Concept 1: An RNN Language Model Learns Next-Token Prediction

The simplest text-generation setup uses a recurrent model as a language model. Given a sequence prefix, the model predicts the next token.

If the observed sequence is:

the package is damaged

the model is trained on shifted input-target pairs like:

input:  the        -> target: package
input:  the package -> target: is
input:  the package is -> target: damaged

In practice, this is done in parallel across time steps, but conceptually it is still "use the previous context to predict the next token."

The RNN hidden state is what lets the model carry forward the prefix information. At each step, the network updates its internal state and emits logits over the vocabulary for the next token.

This is the key foundation for generation. If the model learns a good next-token distribution, you can sample from it repeatedly to produce new text.

Concept 2: Generation Is a Feedback Loop, Not Just Repeated Prediction

At inference time, the model starts with an initial token or prompt, predicts the next-token distribution, chooses a token, feeds that token back in, and repeats.

start token
   -> predict next-token distribution
   -> choose one token
   -> append it
   -> use it as part of the next input
   -> repeat

This loop is what makes generation feel creative, but it is also what makes it fragile. A classifier predicts once. A generator predicts, consumes its own prediction, and then must continue from that new state.

That means mistakes compound. If the model picks an odd token early, the hidden state evolves under that altered context, and later predictions may drift further away.

This is also where training and inference diverge. During training, teacher forcing usually feeds the true previous token to the model. During inference, the model has to consume its own predicted tokens instead. So the generation environment is harsher than the training environment.

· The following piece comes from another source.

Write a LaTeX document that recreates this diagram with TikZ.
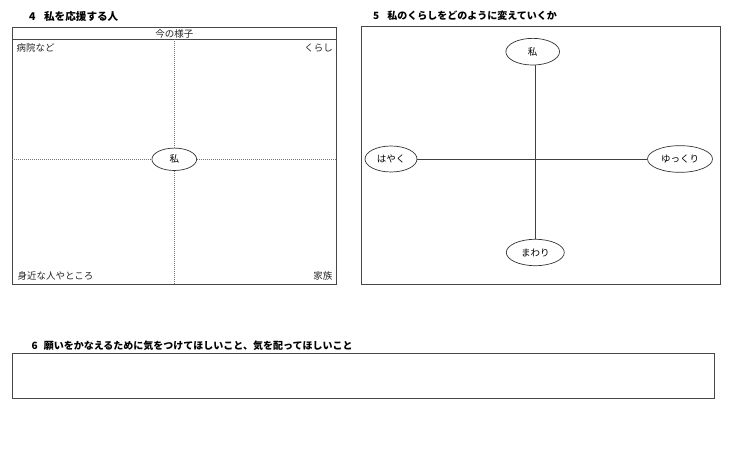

Concept 3: Sampling Strategy Changes the Personality of the Output

The model does not directly emit one token. It emits a probability distribution over the vocabulary. How you choose the next token from that distribution matters.

Three common options:

The intuition is:

low temperature  -> safer, more repetitive, more deterministic
high temperature -> more diverse, more risky, more chaotic

Greedy decoding can make text dull or repetitive because it always chooses the locally safest token. Sampling can make text more varied, but too much randomness can make it incoherent.

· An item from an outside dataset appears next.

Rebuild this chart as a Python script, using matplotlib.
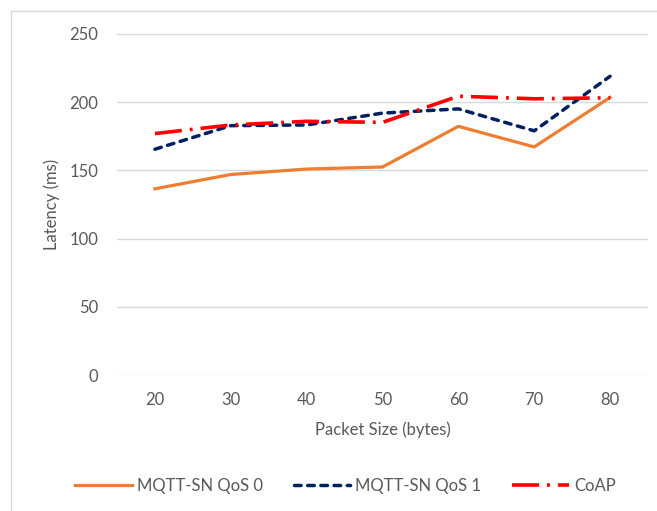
import matplotlib.pyplot as plt
from matplotlib.patches import Rectangle

# data
packet_sizes = ['20', '30', '40', '50', '60', '70', '80']
mqtt_qos0 = [136.5, 147, 151, 152.5, 182.3, 167.2, 203.5]
mqtt_qos1 = [165.5, 182.8, 183.3, 192, 195.1, 179, 219]
coap = [177, 183.3, 186, 185.2, 204.4, 202.5, 203.2]

plt.rcParams['font.family'] = ['Lato', 'DejaVu Sans']
text_color = '#595959'
grid_color = '#d9d9d9'

fig = plt.figure(figsize=(6.57, 5.11), dpi=100)
W, H = 657, 511
ax = fig.add_axes([117 / W, 1 - 375 / H, (648 - 117) / W, (375 - 34) / H])

x = range(len(packet_sizes))
ax.plot(x, mqtt_qos0, color='#ED7D31', lw=2.3, label='MQTT-SN QoS 0')
ax.plot(x, mqtt_qos1, color='#002060', lw=2.5, dashes=(1.9, 1.9), dash_capstyle='round',
        label='MQTT-SN QoS 1')
ax.plot(x, coap, color='#FF0000', lw=2.6, dashes=(7.5, 2.2, 0.8, 2.2), label='CoAP')

ax.set_xlim(-0.5, len(packet_sizes) - 0.5)
ax.set_ylim(0, 250)
ax.set_yticks(range(0, 251, 50))
ax.set_xticks(list(x))
ax.set_xticklabels(packet_sizes)
ax.grid(axis='y', color=grid_color, lw=1)
ax.set_axisbelow(True)
for s in ax.spines.values():
    s.set_visible(False)
ax.tick_params(length=0, labelsize=12, colors=text_color)
ax.tick_params(axis='x', pad=12)
ax.tick_params(axis='y', pad=13.5)

ax.set_xlabel('Packet Size (bytes)', fontsize=12, color=text_color, va='center')
ax.xaxis.set_label_coords(0.5, -(430 - 375) / 341)
ax.set_ylabel('Latency (ms)', fontsize=12, color=text_color, va='center')
ax.yaxis.set_label_coords(-(117 - 52) / 531, 0.5)

ax.legend(loc='center', bbox_to_anchor=(345.5 / W, 1 - 486 / H), bbox_transform=fig.transFigure,
          ncol=3, frameon=False, fontsize=12, handlelength=3.4, columnspacing=1.85,
          handletextpad=0.3, labelcolor=text_color)

# chart border
fig.add_artist(Rectangle((11 / W, -0.1), 1.2, 1 - 11 / H + 0.1, transform=fig.transFigure,
                         fill=False, edgecolor=grid_color, lw=1))

fig.savefig('out.png', dpi=100)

This is one of the most important lessons from text generation. Output quality is not determined only by the model weights. It is also affected by the decoding policy used at inference time.

For RNN generators, this becomes especially visible because local mistakes or repetitive loops can quickly dominate the sequence. Sampling is not just decoration; it is part of the system behavior.

Troubleshooting

Issue: The generated text starts fine but quickly becomes repetitive or nonsensical.

Why it happens / is confusing: The model may be locally reasonable at next-token prediction, but once it consumes its own outputs, small errors can compound.

Clarification / Fix: Remember that generation is a feedback loop. Check sampling strategy, model capacity, and whether the training setup creates too much train/inference mismatch.

Issue: Greedy decoding produces bland text.

Why it happens / is confusing: Choosing the most likely token feels like the safest strategy.

Clarification / Fix: Greedy decoding is often too conservative. Controlled sampling can improve diversity when the model distribution is sensible.

Issue: High-temperature sampling produces chaotic output.

Why it happens / is confusing: More diversity can sound attractive, especially in demos.

Clarification / Fix: Higher temperature flattens the distribution and increases the chance of low-probability tokens. Diversity and coherence trade off against each other.

Issue: Training loss looks good, but free-running generation still feels weak.

Why it happens / is confusing: Teacher forcing makes the training task easier than inference.

Clarification / Fix: Good next-token training does not automatically imply stable long free-running generations.


Advanced Connections

Connection 1: Text Generation ↔ Autoregressive Modeling

The parallel: The generator always predicts the next token conditioned on a prefix, which is the same high-level idea used by later language models.

Real-world case: Understanding this loop is one of the clearest ways to understand what "autoregressive" really means.

Connection 2: Text Generation ↔ Exposure Bias

The parallel: The difference between teacher-forced training and self-fed inference is an early example of exposure bias.

Real-world case: This issue appears broadly in sequence generation and is one reason decoding behavior matters so much.


Resources

Optional Deepening Resources


Key Insights

  1. Text generation with RNNs is next-token prediction in a loop - The model predicts one token, consumes it, and continues.
  2. Inference is harder than training - Teacher forcing hides part of the instability that appears when the model feeds on its own outputs.
  3. Decoding policy changes behavior - Sampling and temperature directly affect repetition, diversity, and coherence.

Knowledge Check (Test Questions)

  1. What is the core training objective of an RNN language model for text generation?

    • A) Predict the next token given the prefix seen so far.
    • B) Predict the full sequence in one matrix multiplication.
    • C) Remove the need for hidden state.
  2. Why can free-running generation degrade even when training loss looks reasonable?

    • A) Because inference requires the model to condition on its own past predictions, which can accumulate errors.
    • B) Because RNNs cannot output probabilities.
    • C) Because text generation does not use recurrence.
  3. What is the effect of increasing sampling temperature?

    • A) It makes the distribution sharper and more deterministic.
    • B) It flattens the distribution, increasing diversity and also riskier token choices.
    • C) It removes low-probability tokens completely.

Answers

1. A: The model learns to predict the next token from the previous context.

2. A: Inference is a self-feeding process, so local mistakes can distort later context.

3. B: Higher temperature makes the model more exploratory, which can improve diversity but also reduce coherence.